The only content that YouTube removed wholesale before the new policy was child porn and outright terrorism. One can sympathize with vloggers who feel their AR-15 tutorial was unfairly lumped into the same “no-go” label as those other categories. Besides the removal of those videos, YouTube (via Google) mostly just uses a massive amount of personal data to ensure proper ad-matching.
On top of the strange increase in severity around a genre that is fairly benign or even positive with regards to public safety in the hands of the majority of its viewers, YouTube is involved in another battle that challenges its integrity when it claims that the new rules are safety precautions. The service is currently engaged in a lawsuit for failure to protect the online privacy of children. Though the EULA states that one must be 13 to be on YouTube, they don’t verify that, and subsequently do not take reasonable measures to ensure the security of children on the platform.

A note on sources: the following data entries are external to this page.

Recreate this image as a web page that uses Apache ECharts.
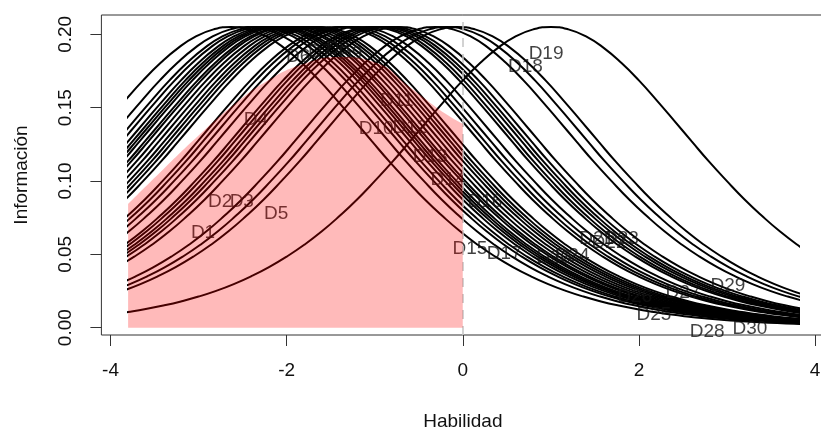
<!DOCTYPE html>
<html>
<head>
<meta charset="utf-8">
<script src="https://cdn.jsdelivr.net/npm/echarts@6/dist/echarts.min.js"></script>
<style>
html, body { margin: 0; padding: 0; background: #fff; overflow: hidden; }
#chart { width: 840px; height: 428px; }
</style>
</head>
<body>
<div id="chart"></div>
<script>
// where each item curve peaks on the ability scale
var difficulties = [-2.63, -2.44, -2.33, -2.27, -2.20, -2.15, -2.11, -2.07, -2.01, -1.97,
    -1.91, -1.85, -1.79, -1.74, -1.69, -1.63, -1.41, -1.35, -1.28, -1.19,
    -1.04, -0.99, -0.93, -0.88, -0.82, -0.73, -0.31, -0.18, -0.06, 1.00];

// one curve profile: distance from its peak -> information
var shapeDist = [0, 0.2, 0.4, 0.6, 0.8, 1.0, 1.2, 1.4, 1.6, 1.8, 2.0, 2.2, 2.4, 2.6, 2.8, 3.0,
    3.2, 3.4, 3.6, 3.8, 4.0, 4.2, 4.4, 4.6, 4.8, 5.0, 5.2, 5.4, 5.6, 5.8, 6.0, 6.2, 6.4, 6.6, 6.8];
var shapeInfo = [0.2051, 0.2034, 0.1986, 0.1908, 0.1806, 0.1686, 0.1552, 0.1412, 0.1270, 0.1130,
    0.0999, 0.0874, 0.0761, 0.0657, 0.0565, 0.0484, 0.0413, 0.0351, 0.0297, 0.0251,
    0.0212, 0.0179, 0.0151, 0.0127, 0.0107, 0.0089, 0.0075, 0.0063, 0.0052, 0.0044,
    0.0037, 0.0031, 0.0026, 0.0021, 0.0018];

// shaded region (ability below 0)
var areaTheta = [-3.8, -3.4, -3.0, -2.6, -2.2, -1.8, -1.4, -1.0, -0.6, -0.2, 0];
var areaInfo = [0.0843, 0.108, 0.131, 0.152, 0.169, 0.180, 0.1845, 0.181, 0.164, 0.146, 0.139];

// item labels
var labelNames = ['D1', 'D2', 'D3', 'D4', 'D5', 'D6', 'D7', 'D8', 'D9', 'D10',
    'D11', 'D12', 'D13', 'D14', 'D15', 'D16', 'D17', 'D18', 'D19', 'D20',
    'D21', 'D22', 'D23', 'D24', 'D25', 'D26', 'D27', 'D28', 'D29', 'D30'];
var labelTheta = [-2.95, -2.755, -2.51, -2.35, -2.12, -1.87, -1.62, -1.42, -1.28, -0.985,
    -0.75, -0.60, -0.37, -0.17, 0.08, 0.25, 0.47, 0.71, 0.945, 1.03,
    1.52, 1.66, 1.80, 1.24, 2.17, 1.95, 2.5, 2.775, 3.01, 3.26];
var labelInfo = [0.0646, 0.0856, 0.0856, 0.1416, 0.0775, 0.1845, 0.188, 0.190, 0.187, 0.1355,
    0.155, 0.136, 0.1164, 0.1007, 0.0536, 0.0857, 0.0502, 0.1777, 0.1866, 0.048,
    0.0607, 0.058, 0.0607, 0.0488, 0.0087, 0.021, 0.024, -0.003, 0.0284, -0.001];

var xTicks = [-4, -2, 0, 2, 4];
var yTicks = [0, 0.05, 0.10, 0.15, 0.20];

var font = 'Liberation Sans, Arial, Helvetica, sans-serif';
var yMin = -0.005, yMax = 0.2132;

var series = [];

difficulties.forEach(function (b) {
    var pts = [];
    for (var k = shapeDist.length - 1; k > 0; k--) pts.push([b - shapeDist[k], shapeInfo[k]]);
    for (var j = 0; j < shapeDist.length; j++) pts.push([b + shapeDist[j], shapeInfo[j]]);
    series.push({
        type: 'line',
        xAxisIndex: 1,
        yAxisIndex: 1,
        data: pts,
        smooth: true,
        showSymbol: false,
        clip: true,
        silent: true,
        lineStyle: { color: '#000', width: 2 },
        z: 2
    });
});

series.push({
    type: 'scatter',
    xAxisIndex: 0,
    yAxisIndex: 0,
    data: labelTheta.map(function (t, i) { return [t, labelInfo[i], labelNames[i]]; }),
    symbolSize: 1,
    itemStyle: { color: 'rgba(0,0,0,0)' },
    silent: true,
    label: {
        show: true,
        position: 'inside',
        formatter: function (p) { return p.data[2]; },
        color: '#111',
        fontSize: 19,
        fontFamily: font
    },
    markLine: {
        silent: true,
        symbol: 'none',
        label: { show: false },
        lineStyle: { color: '#c4c4c4', type: [9, 7], width: 1.5 },
        data: [{ xAxis: 0 }]
    },
    z: 3
});

series.push({
    type: 'line',
    xAxisIndex: 1,
    yAxisIndex: 1,
    data: areaTheta.map(function (t, i) { return [t, areaInfo[i]]; }),
    smooth: true,
    showSymbol: false,
    silent: true,
    lineStyle: { width: 0, opacity: 0 },
    areaStyle: { color: 'rgba(255,0,0,0.27)', origin: 'auto', opacity: 1 },
    z: 10
});

var chart = echarts.init(document.getElementById('chart'));
chart.setOption({
    animation: false,
    backgroundColor: '#fff',
    grid: [
        { left: 101.4, top: 15, width: 722.9, height: 320, show: true, borderColor: '#333', borderWidth: 1, backgroundColor: 'transparent', outerBoundsMode: 'none', containLabel: false },
        { left: 128.1, top: 15, width: 669.3, height: 320, show: false, outerBoundsMode: 'none', containLabel: false }
    ],
    xAxis: [{
        type: 'value', gridIndex: 0, min: -4.104, max: 4.104,
        name: 'Habilidad', nameLocation: 'middle', nameGap: 77,
        nameTextStyle: { fontSize: 19, color: '#111', fontFamily: font },
        axisLine: { show: false, onZero: false },
        axisTick: { show: true, length: 11, lineStyle: { color: '#333' }, customValues: xTicks },
        axisLabel: { fontSize: 19, color: '#111', fontFamily: font, margin: 26, customValues: xTicks },
        splitLine: { show: false }
    }, {
        type: 'value', gridIndex: 1, min: -3.8, max: 3.8, show: false
    }],
    yAxis: [{
        type: 'value', gridIndex: 0, min: yMin, max: yMax,
        name: 'Información', nameLocation: 'middle', nameGap: 70, nameRotate: 90,
        nameTextStyle: { fontSize: 19, color: '#111', fontFamily: font },
        axisLine: { show: false, onZero: false },
        axisTick: { show: true, length: 11, lineStyle: { color: '#333' }, customValues: yTicks },
        axisLabel: {
            fontSize: 19, color: '#111', fontFamily: font, margin: 26, rotate: 90,
            customValues: yTicks,
            formatter: function (v) { return v.toFixed(2); }
        },
        splitLine: { show: false }
    }, {
        type: 'value', gridIndex: 1, min: yMin, max: yMax, show: false
    }],
    series: series
});
</script>
</body>
</html>
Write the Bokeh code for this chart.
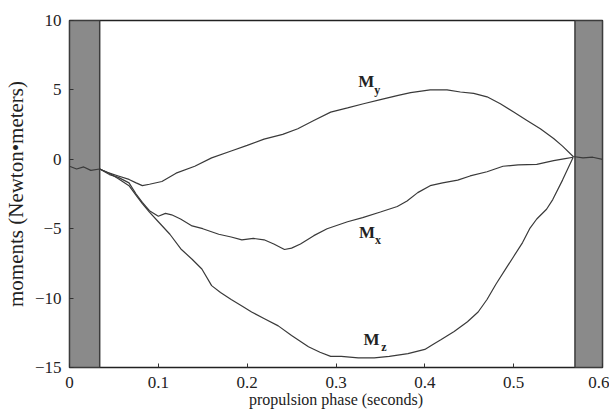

Immediately, one looks to politics to root out the cause of the ramp-up in the firearm policy. Google is a left-leaning organization, but donates fairly evenly to campaigns (54% to Democrats, 45% to Republicans), hopefully ruling out extreme backroom deals in the U.S. Legislature. Instead, Google seems to be giving in to the will of the vocal majority in removal of dissenting views and information. Chemist Marie Curie said, “Nothing in life is to be feared, it is only to be understood. Now is the time to understand more, so that we may fear less.” Unfortunately, when it is easier for a large portion of society to fear something, they will instead try to squash out understanding to win the day.